28 février 2009

Ida y vuelta, correspondance flamenca (III)


On en aurait presque honte à force. Un peu comme ces sites à la petite semaine qui passent le plus clair de leur temps à vous expliquer qu’un ennui technique les a empêchés de vous diffuser leurs infos pertinentes pendant les quinze derniers jours, que leur connexion WIFI, que leur petite santé, que leur maîtresse, que la voisine, etc., etc. Tout est bon pour justifier de l’irrégularité, logique au bout du compte, à mettre à jour un site lorsqu'on a le courage et l’ambition de le maintenir tout seul. Eh bien moi, c’est un peu pareil. Régulièrement un fracaso numérique vient contrarier mon quotidien. Mon disque dur portable, l’an passé à Vic, mon disque dur tout court il y a quelques semaines. Du coup, envolé le texte que j’avais écrit à Ludo quant à la prestation de Luís de Almería... Envolées mes impressions volatiles écrites sur le vif. Je me souviens avoir évoqué la difficulté de Luis avec sa voix. Un Luís de Almería en manque de sitio, mais avec un timbre et une puissance malgré tout impressionnants. Et Ludo m’avait répondu ce qui suit.

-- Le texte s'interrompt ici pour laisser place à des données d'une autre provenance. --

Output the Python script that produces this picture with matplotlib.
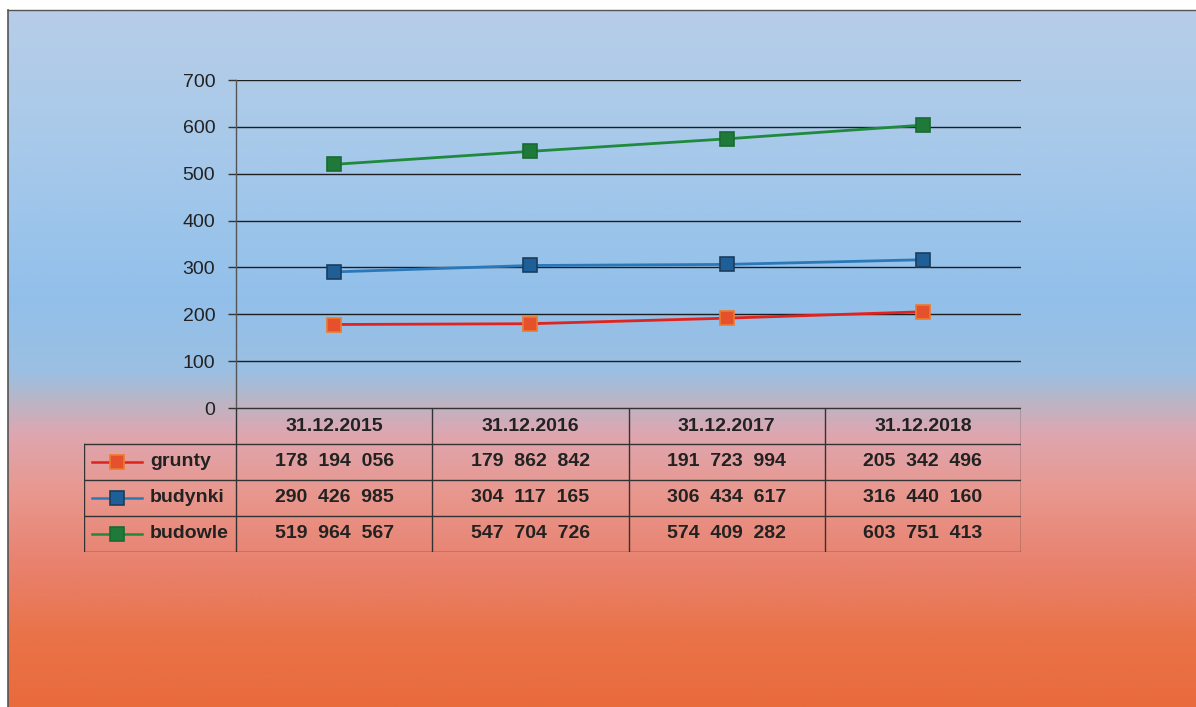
import numpy as np
import matplotlib
matplotlib.use("Agg")
import matplotlib.pyplot as plt
from matplotlib import font_manager
from matplotlib.colors import LinearSegmentedColormap

# values in PLN, plotted in millions
dates=["31.12.2015","31.12.2016","31.12.2017","31.12.2018"]
series_names=["grunty","budynki","budowle"]
grunty=[178194056,179862842,191723994,205342496]
budynki=[290426985,304117165,306434617,316440160]
budowle=[519964567,547704726,574409282,603751413]
yticks=[0,100,200,300,400,500,600,700]

line_colors=["#e0231f","#2a78b8","#1f8a3e"]
marker_face=["#e5512c","#1d5f96","#1f7a3a"]
marker_edge=["#f07a2a","#1b3d5c","#1a6a33"]

W,H=1196,707
fig=plt.figure(figsize=(W/100,H/100),dpi=100)
fig.patch.set_facecolor("white")
plt.rcParams['font.family']=['Liberation Sans','DejaVu Sans']

names={f.name for f in font_manager.fontManager.ttflist}
if "Liberation Sans Narrow" in names:
    tfam=['Liberation Sans Narrow','DejaVu Sans']
    tsize=16
else:
    tfam=['Liberation Sans','DejaVu Sans']
    tsize=14
print(tfam)

# background gradient (scanned slide)
bg=fig.add_axes([8/W,0,1-8/W,1-10/H],zorder=-5)
stops=[(0.0,"#b7cde8"),(0.2,"#a7c9ea"),(0.41,"#92c0ea"),(0.52,"#9bbfe2"),
       (0.56,"#b9b6c6"),(0.61,"#dea6b0"),(0.69,"#e8988f"),(0.80,"#e9816e"),
       (0.90,"#e97348"),(1.0,"#e96b3c")]
cmap=LinearSegmentedColormap.from_list("bg",stops)
grad=np.linspace(0,1,400).reshape(-1,1)
bg.imshow(grad,aspect="auto",cmap=cmap,extent=[0,1,1,0])
bg.set_xlim(0,1)
bg.set_ylim(1,0)
bg.axis("off")
fig.add_artist(plt.Line2D([8/W,8/W],[0,1-10/H],color="#555555",lw=1.2))
fig.add_artist(plt.Line2D([8/W,1],[1-10/H,1-10/H],color="#555555",lw=1.0))

# main line chart
x0,x1=236,1021
ax=fig.add_axes([x0/W,1-408/H,(x1-x0)/W,(408-80)/H])
ax.set_facecolor("none")
xs=np.arange(len(dates))
data=[grunty,budynki,budowle]
for i,vals in enumerate(data):
    v=np.array(vals)/1e6
    ax.plot(xs,v,color=line_colors[i],lw=2.0,marker="s",markersize=10,
            markerfacecolor=marker_face[i],markeredgecolor=marker_edge[i],
            markeredgewidth=1.2,zorder=3)
ax.set_xlim(-0.5,len(dates)-0.5)
ax.set_ylim(0,700)
ax.set_yticks(yticks)
ax.set_yticklabels([str(t) for t in yticks],fontsize=14,color="#222222")
ax.set_xticks([])
for t in yticks:
    ax.axhline(t,color="#1e1e1e",lw=1.0,zorder=1)
for s in ["top","right","bottom"]:
    ax.spines[s].set_visible(False)
ax.spines["left"].set_color("#555555")
ax.spines["left"].set_linewidth(1.0)
ax.tick_params(axis="y",length=6,width=1,color="#333333",pad=9)

# data table under the chart
tl=84
xleft=-0.5-(x0-tl)/((x1-x0)/len(dates))
tab=fig.add_axes([tl/W,1-552/H,(x1-tl)/W,(552-408)/H])
tab.set_facecolor("none")
tab.set_xlim(xleft,len(dates)-0.5)
tab.set_ylim(len(series_names)+1,0)
tab.axis("off")
def px(p):
    return -0.5+(p-x0)/((x1-x0)/len(dates))
lc="#333333"
nrow=len(series_names)+1
# horizontal lines
tab.plot([-0.5,len(dates)-0.5],[0,0],color=lc,lw=1)
for r in range(1,nrow+1):
    tab.plot([xleft,len(dates)-0.5],[r,r],color=lc,lw=1)
# vertical lines
tab.plot([xleft,xleft],[1,nrow],color=lc,lw=1)
for c in range(len(dates)+1):
    tab.plot([c-0.5,c-0.5],[0,nrow],color=lc,lw=1)
for j,d in enumerate(dates):
    tab.text(j,0.52,d,ha="center",va="center",fontsize=tsize,fontweight="bold",
             color="#222222",family=tfam)
def fmt(n):
    s=f"{n:,}".replace(","," ")
    return s.replace(" ","  ")
for i,name in enumerate(series_names):
    r=i+1.5
    tab.plot([px(92),px(142)],[r,r],color=line_colors[i],lw=1.8)
    tab.plot([px(117)],[r],marker="s",markersize=10,markerfacecolor=marker_face[i],
             markeredgecolor=marker_edge[i],markeredgewidth=1.2)
    tab.text(px(150),r,name,ha="left",va="center",fontsize=tsize,fontweight="bold",
             color="#222222",family=tfam)
    for j,v in enumerate(data[i]):
        tab.text(j,r,fmt(v),ha="center",va="center",fontsize=tsize,fontweight="bold",
                 color="#222222",family=tfam)

fig.savefig("out.png",dpi=100)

Tu m'envoies, cher François, des photos émouvantes de la noche qui a rassemblé La Rubia, bailaora de Marseille partie à Jerez, et Luis de Almería, Luis de la grande famille des Cortés dont les ancêtres émigrèrent de la ville dont l'adage dit : "Quand Almería était Almería, Grenade était sa métairie." En contrepoint on imagine en disant cela quelle misère ont dû quitter ceux qui déjà à l'époque s'obligeaient au déracinement. Comme Brice Hortefeux n'était pas encore né, pour une partie des Cortés, la sortie du miroir (c'est l'étymologie arabo-andalouse d'Almería « l-mariyat ») s'arrêta à Marseille, via l'Algérie, pour une partie d'entre eux. À Port-de-Bouc exactement. Et Luis est l'aîné des enfants, le grand frère. Celui qui le premier hérita du précipité de chant profond qui irrigue la voix des cinq frères Cortés qui aiment avec démesure s'asseoir sur une chaise et fermer les yeux mais ne tombent pas, ouvrent la main qui part chercher le coeur qui bat sous la chemise blanche et l'offre en morceaux en ouvrant l'éventail de leurs doigts à l'assistance qui suit la sinuosité de leurs lèvres agitées par une petite houle qu'on perçoit habiter quelque part entre le ventre et la gorge. La Piriñaca, La tía Anica, gitane de tablier aux mains de vaisselle et au chignon de névé, disait « cuando canto a gusto, me sabe la boca a sangre ». Ce petit goût de sang, Luis le cherche encore comme à chaque fois. Hier, il l'a sans doute laissé venir quand derrière ses yeux clos il a peut-être aperçu l'image floue de la route entre Almería et Port-de-Bouc. La joie et la peine montaient des talus et des môles. Si tu le croises, dis-lui que j'ai pensé à tout cela en le voyant sur tes photos.